The particular expression
$$ \int_0^V \mathrm{d}\vec{x}_1 \cdots \int_0^V \mathrm{d}\vec{x}_N $$
in your display equation for $Q$ very much looks like a cut-(edit a little)-paste error coming from an example involving a 1-spatial-dimension problem where the position vectors had one component in the interval $[0,V]$. I believe a better cut-(edit a little)-paste version would be
$$ \int_{\vec{x}_1 \in V} \mathrm{d}\vec{x}_1 \cdots \int_{\vec{x}_N \in V} \mathrm{d}\vec{x}_N \text{.} $$
The integrand is $\mathrm{e}^{-\beta U}$. Very, very conveniently, since there is no position-dependent potential, $U$ is independent of $\vec{x}_1$ (and the other $\vec{x}_i$), so the effect of the integral is to multiply the result by the measure of the set over which we integrate, $V$. Compare, in a setting that has $x$ and $y$ as independent variables,
\begin{align*}
\int_a^b \; y \,\mathrm{d}x &= \left. xy \right|_{x = a}^b \\
&= (b-a) y
\end{align*}
and, where $U$ is independent of $\vec{x}_1$,
\begin{align*}
\int_{\vec{x}_1 \in V} \mathrm{d}\vec{x}_1 \mathrm{e}^{-\beta U} &= V \mathrm{e}^{-\beta U} \text{.}
\end{align*}
(One could incorrectly write this as
\begin{align*}
\int_0^V \mathrm{d}\vec{x}_1 \mathrm{e}^{-\beta U} &= (V-0) \mathrm{e}^{-\beta U} \\
&= V \mathrm{e}^{-\beta U} \text{,}
\end{align*}
arriving at the right answer by doing the wrong thing.
)
The integral in the display for $Q$ has $N$ integrals as the $\vec{x}_i$ range over $V$, so those collapse to a premultiplier $V^N$ in front of the integrals over the momentum vectors. That is, because $U$ has no position dependent potential,
$$ Q = \frac{V^N}{N!} \int_{-\infty}^{\infty}\; \mathrm{d}\vec{p}_1 \cdots \int_{-\infty}^{\infty}\; \mathrm{d}\vec{p}_N \mathrm{e}^{-\beta U} \text{.} $$
If you'd like to see this done with slightly different notation, try https://chem.libretexts.org/Bookshelves/Physical_and_Theoretical_Chemistry_Textbook_Maps/Supplemental_Modules_(Physical_and_Theoretical_Chemistry)/Statistical_Mechanics/Boltzmann_Average/Ideal_Gas_Partition_Function There, equation (7) corresponds to the ideal gas and you can see the $V^N/N!$ in front of the term that is produced by doing all the (Gaussian) momentum integrals.
Finally, you ask about
$$ \int_{-\infty}^{\infty} \,\mathrm{d}\vec{p} = \int_{-\infty}^{\infty} \,\mathrm{d}p_x \int_{-\infty}^{\infty} \,\mathrm{d}p_y \int_{-\infty}^{\infty} \,\mathrm{d}p_z \text{.} $$
Remember this is an operator equation. It means that if you apply the operator on the left to a function you get the same thing as the operator on the right. The operator on the left looks weird for two reasons. First, it should be
$$ \int_{(-\infty,\infty)^3} \,\mathrm{d}\vec{p} \text{,} $$
the integral of a density over all of a 3-dimensional momentum space, and second, our integral is defined as a limit of Riemann sums as we partition that momentum space in the $\vec{p}$ direction. What that actually means is we should partition it into little 3-dimensional boxes and a smart way to do that is to
- partition the whole space into slabs perpendicular to the $x$-axis of this momentum space, $p_x$, preparing to integrate the slabs along the $x$-direction for the first operator on the right,
- partition each slab into noodles perpendicular to the $x$- and $y$-axes, preparing for the middle operator on the right, and finally
- partition each noodle along the $z$-direction into boxes, preparing for the last operator on the right.
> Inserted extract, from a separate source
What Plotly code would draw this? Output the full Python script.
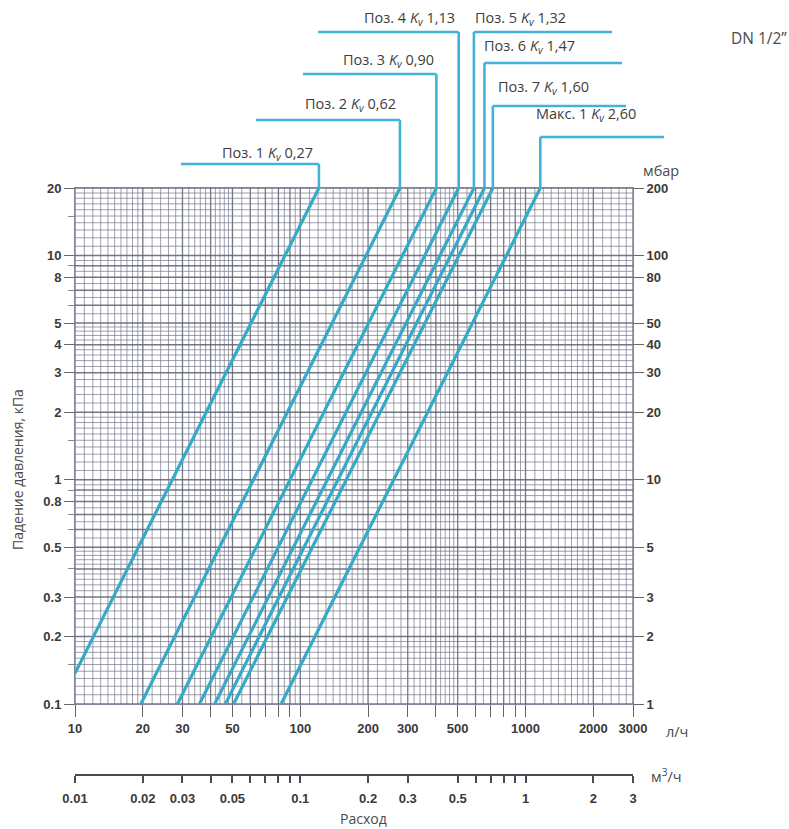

So this is the integration version that most matches the idea you were thinking about in your angle-bracketed display.
(Note: The partition into noodles in each slab can be different from the partition into noodles in any of the other slabs. Similarly, the partitions into boxes can be unrelated between noodles. If you're imagining a partition into boxes made by planes parallel to the coordinate planes that completely cut through $V$, this is a valid partition scheme, but Riemann sums allow a lot more freedom that you almost never need and never want to think about, if you can avoid it.)
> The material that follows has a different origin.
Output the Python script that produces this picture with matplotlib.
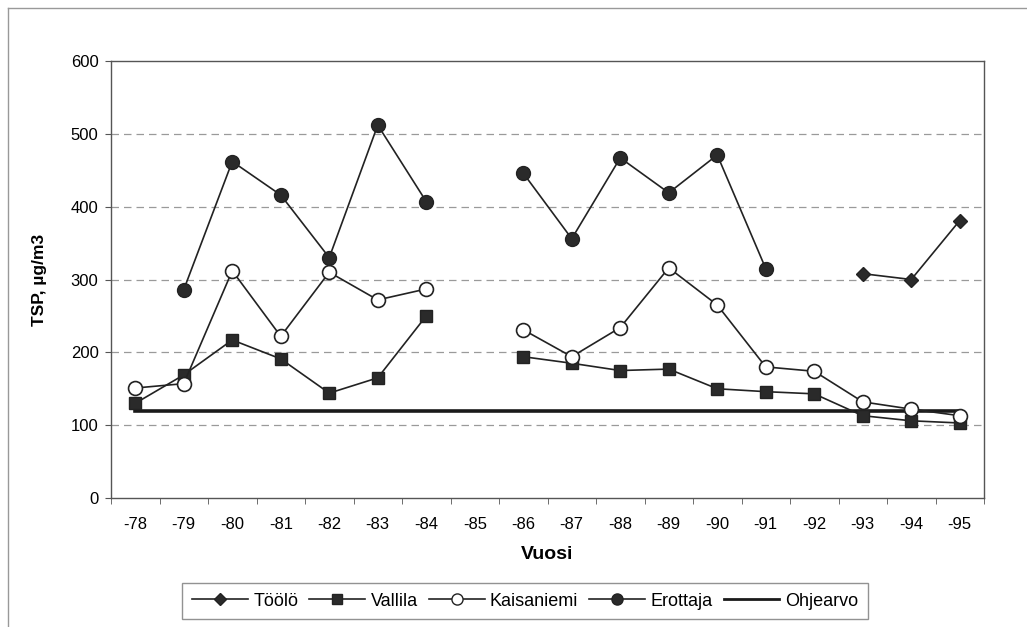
import numpy as np
import matplotlib as mpl
import matplotlib.pyplot as plt
from matplotlib.lines import Line2D

mpl.rcParams['font.family'] = ['Liberation Sans', 'DejaVu Sans']

nan = np.nan
years = ['-78', '-79', '-80', '-81', '-82', '-83', '-84', '-85', '-86',
         '-87', '-88', '-89', '-90', '-91', '-92', '-93', '-94', '-95']

toolo = [nan] * 15 + [308, 300, 381]
vallila = [130, 169, 217, 191, 144, 165, 250, nan, 194,
           185, 175, 177, 150, 146, 143, 113, 106, 103]
kaisaniemi = [151, 157, 312, 222, 310, 272, 287, nan, 231,
              194, 234, 316, 265, 180, 174, 132, 122, 113]
erottaja = [nan, 286, 462, 416, 330, 512, 407, nan, 446,
            356, 467, 419, 471, 315, nan, nan, nan, nan]
ohjearvo = [120] * len(years)

x = np.arange(len(years))

fig = plt.figure(figsize=(10.27, 6.27), dpi=100)
fig.patch.set_facecolor('white')
ax = fig.add_axes([111 / 1027, 1 - 498 / 627, 873 / 1027, 437 / 627])

ax.set_ylim(0, 600)
ax.set_xlim(-0.5, len(years) - 0.5)
ax.set_yticks(np.arange(0, 601, 100))
ax.set_xticks(x)
ax.set_xticklabels(years)
ax.set_xticks(np.arange(-0.5, len(years), 1), minor=True)
ax.tick_params(axis='x', which='major', length=0, pad=14, labelsize=12)
ax.tick_params(axis='x', which='minor', length=4, color='#555555')
ax.tick_params(axis='y', length=4, labelsize=12, color='#555555', pad=5)

for v in range(100, 600, 100):
    ax.axhline(v, color='#9a9a9a', lw=0.9, ls=(0, (6, 4)), zorder=0)

for s in ax.spines.values():
    s.set_color('#555555')
    s.set_linewidth(1.0)

ax.plot(x, ohjearvo, color='#1a1a1a', lw=2.6, zorder=2)
ax.plot(x, vallila, color='#222222', lw=1.2, marker='s', ms=9,
        mfc='#2a2a2a', mec='#222222', zorder=3)
ax.plot(x, kaisaniemi, color='#222222', lw=1.2, marker='o', ms=10,
        mfc='white', mec='#222222', mew=1.2, zorder=4)
ax.plot(x, erottaja, color='#222222', lw=1.2, marker='o', ms=10,
        mfc='#2a2a2a', mec='#222222', zorder=4)
ax.plot(x, toolo, color='#222222', lw=1.2, marker='D', ms=7,
        mfc='#2a2a2a', mec='#222222', zorder=4)

ax.set_ylabel('TSP, µg/m3', fontsize=12.5, fontweight='bold', labelpad=17)
ax.set_xlabel('Vuosi', fontsize=14, fontweight='bold', labelpad=10)

handles = [
    Line2D([], [], color='#222222', lw=1.2, marker='D', ms=6, mfc='#2a2a2a'),
    Line2D([], [], color='#222222', lw=1.2, marker='s', ms=7, mfc='#2a2a2a'),
    Line2D([], [], color='#222222', lw=1.2, marker='o', ms=8, mfc='white'),
    Line2D([], [], color='#222222', lw=1.2, marker='o', ms=8, mfc='#2a2a2a'),
    Line2D([], [], color='#1a1a1a', lw=2.0),
]
labels = ['Töölö', 'Vallila', 'Kaisaniemi', 'Erottaja', 'Ohjearvo']
leg = fig.legend(handles, labels, loc='center', ncol=5,
                 bbox_to_anchor=(525 / 1027, 1 - 601 / 627),
                 frameon=True, fancybox=False, fontsize=13,
                 handlelength=3.1, handletextpad=0.3, columnspacing=0.6,
                 borderpad=0.55)
leg.get_frame().set_edgecolor('#777777')
leg.get_frame().set_linewidth(1.0)

# thin frame around the whole chart
fig.add_artist(Line2D([8 / 1027, 8 / 1027], [0, 1 - 8 / 627],
                      transform=fig.transFigure, color='#999999', lw=1.0))
fig.add_artist(Line2D([8 / 1027, 1], [1 - 8 / 627, 1 - 8 / 627],
                      transform=fig.transFigure, color='#999999', lw=1.0))

fig.savefig('out.png', dpi=100)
Note that if $V$ were a rectangular parallelpiped, $[a,b]\times[c,d]\times[e,f]$, the following operator equation holds:
$$ \int_{\vec{v} \in V} \,\mathrm{d}\vec{v} = \int_a^b \,\mathrm{d}\vec{v}_x \int_c^d \,\mathrm{d}\vec{v}_y \int_e^f \,\mathrm{d}\vec{v}_z $$
where $\vec{v}_x$ points along the $x$-axis and similarly for $\vec{v}_y$ and $\vec{v}_z$. This is probably the best way to get at what you were trying to express in the angle brackets. Notice that like this, we can't have $V$ be any other shape. Since the $\displaystyle \int_{\vec{v} \in V} \,\mathrm{d}\vec{v}$ operator hides all the details about the shape of $V$, it allows you to more easily see the physics. Actually evaluating the integral when applying that operator generally in problems requires writing it as a triple integral and working out all the expressions for the intervals of integration for each nested integral, so is better to think of as the version on the right-hand side of the operator equation.